Kolkata: Students at IIT Kharagpur are working on an Autonomous Underwater Vehicle (UAV), which is more intelligent than drones and can perform assigned tasks under water like searching for debris of a flight crashed in the sea.
At the Centre for Robotics, students have already developed ‘Kraken 3.0', a prototype UAV which can go as deep as 10 metres in a pool of water just like a submarine. “We pre-program it so that it can do specifically assigned tasks like under-water surveying, identifying lost objects or debris, picking them up, etc. It can also be used for conducting repairs under the hull of a ship,” Abhay Kumar, who is leading the team of students, told PTI.
Armed with strong censors and cameras to detect its surroundings, the 1.3-metre-long under-water robot is a six-thruster model which can rotate itself in five directions.

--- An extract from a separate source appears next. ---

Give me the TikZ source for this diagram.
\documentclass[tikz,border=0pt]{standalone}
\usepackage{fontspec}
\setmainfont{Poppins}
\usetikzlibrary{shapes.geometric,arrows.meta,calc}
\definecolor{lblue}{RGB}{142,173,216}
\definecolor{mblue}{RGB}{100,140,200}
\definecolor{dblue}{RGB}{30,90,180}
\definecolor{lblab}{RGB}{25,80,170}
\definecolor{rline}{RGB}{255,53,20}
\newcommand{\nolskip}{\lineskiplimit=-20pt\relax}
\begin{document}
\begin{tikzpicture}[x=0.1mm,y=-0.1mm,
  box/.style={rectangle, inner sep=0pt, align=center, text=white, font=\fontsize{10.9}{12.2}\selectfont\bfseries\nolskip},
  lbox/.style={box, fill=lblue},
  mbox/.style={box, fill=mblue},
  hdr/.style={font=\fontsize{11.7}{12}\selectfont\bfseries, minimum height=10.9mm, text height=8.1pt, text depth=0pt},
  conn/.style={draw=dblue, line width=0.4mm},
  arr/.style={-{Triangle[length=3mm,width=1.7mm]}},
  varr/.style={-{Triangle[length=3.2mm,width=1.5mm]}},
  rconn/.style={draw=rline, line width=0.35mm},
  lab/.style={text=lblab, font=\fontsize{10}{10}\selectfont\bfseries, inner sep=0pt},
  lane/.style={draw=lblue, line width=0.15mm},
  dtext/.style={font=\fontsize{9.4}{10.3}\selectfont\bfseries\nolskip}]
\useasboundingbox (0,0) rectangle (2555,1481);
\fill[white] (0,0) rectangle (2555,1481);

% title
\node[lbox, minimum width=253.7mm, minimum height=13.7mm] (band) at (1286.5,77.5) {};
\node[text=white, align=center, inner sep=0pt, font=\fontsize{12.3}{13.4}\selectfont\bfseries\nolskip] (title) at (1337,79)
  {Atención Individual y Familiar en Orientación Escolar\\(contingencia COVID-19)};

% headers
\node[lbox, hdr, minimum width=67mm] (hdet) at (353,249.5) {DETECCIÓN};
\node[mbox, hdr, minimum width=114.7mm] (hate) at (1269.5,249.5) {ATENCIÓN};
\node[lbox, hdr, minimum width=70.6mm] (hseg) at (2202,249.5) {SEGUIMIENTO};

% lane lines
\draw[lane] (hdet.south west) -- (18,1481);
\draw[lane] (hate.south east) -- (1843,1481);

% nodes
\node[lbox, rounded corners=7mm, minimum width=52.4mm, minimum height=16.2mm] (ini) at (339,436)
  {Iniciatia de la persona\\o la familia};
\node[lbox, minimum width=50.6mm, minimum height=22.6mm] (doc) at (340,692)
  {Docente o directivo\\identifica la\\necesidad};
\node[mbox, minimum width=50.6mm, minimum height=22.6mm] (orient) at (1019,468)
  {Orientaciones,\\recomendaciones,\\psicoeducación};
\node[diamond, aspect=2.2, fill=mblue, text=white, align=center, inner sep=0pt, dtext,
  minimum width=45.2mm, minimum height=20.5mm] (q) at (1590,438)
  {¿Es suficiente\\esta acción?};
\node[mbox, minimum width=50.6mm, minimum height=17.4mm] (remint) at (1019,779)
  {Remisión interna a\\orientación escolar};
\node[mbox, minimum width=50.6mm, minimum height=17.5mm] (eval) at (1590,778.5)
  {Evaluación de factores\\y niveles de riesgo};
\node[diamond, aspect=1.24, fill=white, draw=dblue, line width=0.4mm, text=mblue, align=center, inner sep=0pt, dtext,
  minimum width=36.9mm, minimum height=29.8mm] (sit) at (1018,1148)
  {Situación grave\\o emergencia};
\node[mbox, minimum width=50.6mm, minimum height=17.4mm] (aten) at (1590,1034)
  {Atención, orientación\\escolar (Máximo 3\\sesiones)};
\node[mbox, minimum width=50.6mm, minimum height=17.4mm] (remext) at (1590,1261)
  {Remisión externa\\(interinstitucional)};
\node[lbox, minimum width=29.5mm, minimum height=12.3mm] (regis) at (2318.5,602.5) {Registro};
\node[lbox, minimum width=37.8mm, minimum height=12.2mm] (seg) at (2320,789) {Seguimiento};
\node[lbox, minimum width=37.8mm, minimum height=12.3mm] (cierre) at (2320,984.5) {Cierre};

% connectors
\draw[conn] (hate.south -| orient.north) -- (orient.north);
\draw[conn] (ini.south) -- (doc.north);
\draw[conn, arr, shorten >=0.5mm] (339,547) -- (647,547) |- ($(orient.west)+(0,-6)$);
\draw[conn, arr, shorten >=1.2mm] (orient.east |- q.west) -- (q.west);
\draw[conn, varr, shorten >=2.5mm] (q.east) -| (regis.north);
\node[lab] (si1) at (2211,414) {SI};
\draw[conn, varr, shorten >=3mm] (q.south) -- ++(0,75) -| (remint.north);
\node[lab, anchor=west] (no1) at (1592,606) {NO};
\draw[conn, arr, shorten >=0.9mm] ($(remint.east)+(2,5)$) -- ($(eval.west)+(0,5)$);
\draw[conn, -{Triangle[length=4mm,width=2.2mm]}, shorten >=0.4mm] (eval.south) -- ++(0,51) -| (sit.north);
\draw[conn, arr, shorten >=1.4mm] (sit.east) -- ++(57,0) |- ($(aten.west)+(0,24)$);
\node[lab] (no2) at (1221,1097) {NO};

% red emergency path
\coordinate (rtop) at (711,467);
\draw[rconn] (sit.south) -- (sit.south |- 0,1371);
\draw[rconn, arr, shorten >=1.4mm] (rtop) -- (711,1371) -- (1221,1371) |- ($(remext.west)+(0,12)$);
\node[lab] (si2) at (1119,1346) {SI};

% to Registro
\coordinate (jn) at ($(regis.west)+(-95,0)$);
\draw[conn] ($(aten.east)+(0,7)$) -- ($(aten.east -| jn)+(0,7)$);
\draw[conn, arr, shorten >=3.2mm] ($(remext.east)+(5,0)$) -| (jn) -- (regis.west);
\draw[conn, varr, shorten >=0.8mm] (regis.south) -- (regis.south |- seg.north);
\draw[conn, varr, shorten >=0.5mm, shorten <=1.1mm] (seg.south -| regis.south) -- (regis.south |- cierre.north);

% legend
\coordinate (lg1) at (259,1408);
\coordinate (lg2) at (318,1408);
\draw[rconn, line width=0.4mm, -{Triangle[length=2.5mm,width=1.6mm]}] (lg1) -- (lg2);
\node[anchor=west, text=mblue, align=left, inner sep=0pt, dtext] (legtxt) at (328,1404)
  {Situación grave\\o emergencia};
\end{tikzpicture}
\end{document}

Drones can't be used under water because their wireless technologies do not work inside water. “Once an UAV is under water it has to take its own decisions. Therefore it has a higher level of intelligence than drones. A powerful on-board computer is part of the machine,” Kumar said.

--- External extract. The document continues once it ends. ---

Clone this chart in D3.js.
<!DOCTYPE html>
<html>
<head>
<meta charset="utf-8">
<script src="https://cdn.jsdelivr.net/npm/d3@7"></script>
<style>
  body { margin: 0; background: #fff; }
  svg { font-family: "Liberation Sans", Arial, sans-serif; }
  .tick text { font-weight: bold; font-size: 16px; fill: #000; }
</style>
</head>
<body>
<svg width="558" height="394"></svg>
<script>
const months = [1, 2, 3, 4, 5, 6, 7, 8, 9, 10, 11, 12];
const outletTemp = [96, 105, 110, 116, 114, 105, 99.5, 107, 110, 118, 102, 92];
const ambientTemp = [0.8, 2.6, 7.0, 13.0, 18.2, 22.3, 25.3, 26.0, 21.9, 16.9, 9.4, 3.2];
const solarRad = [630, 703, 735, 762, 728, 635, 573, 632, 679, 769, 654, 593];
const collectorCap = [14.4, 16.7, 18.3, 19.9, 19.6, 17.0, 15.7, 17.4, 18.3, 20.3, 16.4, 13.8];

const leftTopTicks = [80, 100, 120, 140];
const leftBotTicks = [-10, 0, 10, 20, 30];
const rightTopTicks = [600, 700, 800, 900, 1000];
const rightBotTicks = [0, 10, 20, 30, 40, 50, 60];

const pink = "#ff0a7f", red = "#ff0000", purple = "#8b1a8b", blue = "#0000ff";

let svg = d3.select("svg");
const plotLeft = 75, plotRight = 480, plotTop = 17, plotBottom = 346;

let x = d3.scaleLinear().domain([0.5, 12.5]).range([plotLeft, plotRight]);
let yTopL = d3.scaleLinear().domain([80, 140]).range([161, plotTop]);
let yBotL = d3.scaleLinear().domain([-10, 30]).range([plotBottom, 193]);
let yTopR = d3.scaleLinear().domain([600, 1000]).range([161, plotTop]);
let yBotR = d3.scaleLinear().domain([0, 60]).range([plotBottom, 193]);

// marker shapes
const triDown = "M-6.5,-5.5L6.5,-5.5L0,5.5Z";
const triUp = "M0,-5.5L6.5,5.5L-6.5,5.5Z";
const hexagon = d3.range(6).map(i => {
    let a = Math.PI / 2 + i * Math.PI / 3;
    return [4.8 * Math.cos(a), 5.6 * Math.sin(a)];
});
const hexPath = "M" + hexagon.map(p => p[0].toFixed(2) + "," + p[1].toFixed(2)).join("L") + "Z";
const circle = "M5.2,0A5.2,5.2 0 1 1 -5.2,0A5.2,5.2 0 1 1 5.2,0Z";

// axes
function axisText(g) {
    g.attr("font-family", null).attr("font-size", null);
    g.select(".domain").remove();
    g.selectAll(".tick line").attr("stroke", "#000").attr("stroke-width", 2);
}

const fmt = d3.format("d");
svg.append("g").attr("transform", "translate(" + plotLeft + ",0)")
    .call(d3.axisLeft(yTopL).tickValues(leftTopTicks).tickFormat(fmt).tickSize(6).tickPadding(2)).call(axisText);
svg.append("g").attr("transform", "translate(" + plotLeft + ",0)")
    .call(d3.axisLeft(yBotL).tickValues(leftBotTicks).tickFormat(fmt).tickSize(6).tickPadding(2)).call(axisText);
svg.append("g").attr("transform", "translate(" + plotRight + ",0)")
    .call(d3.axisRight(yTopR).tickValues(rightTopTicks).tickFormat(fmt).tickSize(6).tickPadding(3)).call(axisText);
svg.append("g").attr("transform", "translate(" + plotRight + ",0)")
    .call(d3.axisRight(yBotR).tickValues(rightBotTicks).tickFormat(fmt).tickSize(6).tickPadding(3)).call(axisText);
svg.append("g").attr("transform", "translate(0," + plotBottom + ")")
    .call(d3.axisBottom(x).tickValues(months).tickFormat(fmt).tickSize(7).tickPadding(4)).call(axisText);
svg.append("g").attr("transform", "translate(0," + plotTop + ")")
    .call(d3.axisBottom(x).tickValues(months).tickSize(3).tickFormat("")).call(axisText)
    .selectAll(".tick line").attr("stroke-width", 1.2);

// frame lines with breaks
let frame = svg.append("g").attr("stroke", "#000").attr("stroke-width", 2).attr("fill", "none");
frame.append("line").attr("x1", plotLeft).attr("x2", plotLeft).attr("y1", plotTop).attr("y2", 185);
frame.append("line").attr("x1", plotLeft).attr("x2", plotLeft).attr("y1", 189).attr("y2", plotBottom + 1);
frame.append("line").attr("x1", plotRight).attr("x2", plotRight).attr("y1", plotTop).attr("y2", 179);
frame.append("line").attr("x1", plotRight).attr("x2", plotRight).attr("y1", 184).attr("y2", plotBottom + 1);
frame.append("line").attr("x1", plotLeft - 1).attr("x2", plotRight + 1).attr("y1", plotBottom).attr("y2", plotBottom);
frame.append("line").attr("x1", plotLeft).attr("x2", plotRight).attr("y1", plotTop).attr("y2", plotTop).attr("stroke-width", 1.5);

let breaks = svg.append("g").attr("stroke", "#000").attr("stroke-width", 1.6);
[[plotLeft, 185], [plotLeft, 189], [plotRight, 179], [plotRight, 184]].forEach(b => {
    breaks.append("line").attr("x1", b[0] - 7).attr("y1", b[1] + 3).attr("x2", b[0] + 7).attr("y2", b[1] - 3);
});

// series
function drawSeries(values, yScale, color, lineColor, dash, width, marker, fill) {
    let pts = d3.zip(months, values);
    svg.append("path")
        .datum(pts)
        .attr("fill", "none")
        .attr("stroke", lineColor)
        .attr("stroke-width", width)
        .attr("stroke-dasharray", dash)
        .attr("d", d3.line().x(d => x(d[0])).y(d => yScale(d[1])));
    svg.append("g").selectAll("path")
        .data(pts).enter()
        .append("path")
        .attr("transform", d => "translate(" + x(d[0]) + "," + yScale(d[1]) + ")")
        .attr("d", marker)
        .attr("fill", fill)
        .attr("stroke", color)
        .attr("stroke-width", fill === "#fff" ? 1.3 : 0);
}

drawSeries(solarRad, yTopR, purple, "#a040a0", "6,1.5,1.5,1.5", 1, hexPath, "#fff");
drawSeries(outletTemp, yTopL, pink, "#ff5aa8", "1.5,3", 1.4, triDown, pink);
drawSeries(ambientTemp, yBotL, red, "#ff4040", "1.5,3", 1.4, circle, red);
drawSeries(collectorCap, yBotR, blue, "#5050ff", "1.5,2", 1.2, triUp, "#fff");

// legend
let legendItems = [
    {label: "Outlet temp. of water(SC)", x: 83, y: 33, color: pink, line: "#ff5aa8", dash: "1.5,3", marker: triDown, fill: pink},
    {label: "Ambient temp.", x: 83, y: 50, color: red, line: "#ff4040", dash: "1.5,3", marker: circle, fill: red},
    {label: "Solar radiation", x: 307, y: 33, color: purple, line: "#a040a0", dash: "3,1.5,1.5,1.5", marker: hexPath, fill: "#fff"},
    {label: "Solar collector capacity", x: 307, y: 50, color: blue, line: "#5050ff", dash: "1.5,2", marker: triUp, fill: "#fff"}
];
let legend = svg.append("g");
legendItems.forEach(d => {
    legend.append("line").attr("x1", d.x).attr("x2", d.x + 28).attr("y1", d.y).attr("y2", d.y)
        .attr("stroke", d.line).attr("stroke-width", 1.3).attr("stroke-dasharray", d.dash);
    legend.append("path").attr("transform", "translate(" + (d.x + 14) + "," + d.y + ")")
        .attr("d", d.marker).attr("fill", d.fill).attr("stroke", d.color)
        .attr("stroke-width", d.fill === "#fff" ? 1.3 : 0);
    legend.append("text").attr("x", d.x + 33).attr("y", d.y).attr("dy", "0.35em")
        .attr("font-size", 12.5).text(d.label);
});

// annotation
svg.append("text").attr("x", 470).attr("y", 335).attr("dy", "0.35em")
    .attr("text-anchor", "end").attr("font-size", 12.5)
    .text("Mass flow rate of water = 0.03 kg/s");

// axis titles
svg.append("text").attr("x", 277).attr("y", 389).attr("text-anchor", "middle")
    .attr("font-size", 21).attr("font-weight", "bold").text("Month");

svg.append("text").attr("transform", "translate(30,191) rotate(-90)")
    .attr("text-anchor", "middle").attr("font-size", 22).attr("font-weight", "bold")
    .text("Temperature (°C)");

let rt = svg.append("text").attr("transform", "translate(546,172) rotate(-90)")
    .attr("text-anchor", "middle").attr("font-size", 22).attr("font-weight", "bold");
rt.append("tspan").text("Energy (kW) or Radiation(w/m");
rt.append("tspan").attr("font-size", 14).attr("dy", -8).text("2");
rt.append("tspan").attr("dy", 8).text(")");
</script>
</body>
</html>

The robots are also programmed to handle emergencies on their own.
“It may face obstacles under the water and so it is programmed how to act in case of an emergency,” the fourth-year undergraduate student of Ocean Engineering and Naval Architecture department said.
Even in the case of the doomed Malaysia Airlines flight MH370 which went missing last year in the Indian Ocean, UAVs were assigned to locate the debris inside the sea.
In India, the first such indigenous UAV was developed at the IIT a few years ago. Since then other institutes have also developed prototypes but real-life applications are still far away.
Mentored by Professor C S Kumar of the mechanical engineering department, the Centre for Robotics has students from different departments like Electronics, Computer Science, Ocean Engineering, physics, science, etc. Prof Kumar said the centre is an extra-curricular activity for the students.
“They work during evening and night hours. Here they learn more than what they do in the classroom,” he said. The students are now gearing themselves for participating in the International AUVSI RoboSub Competition to be held at California in July. It is meant for industries and students to display their skills in underwater robotics.
At the hydrodynamics lab, they are busy doing active testing to develop a rugged autonomous vehicle. The team aims to commercialise the vehicle as an education tool. Students say they are also interested in connecting with entrepreneurs in the field for partnerships.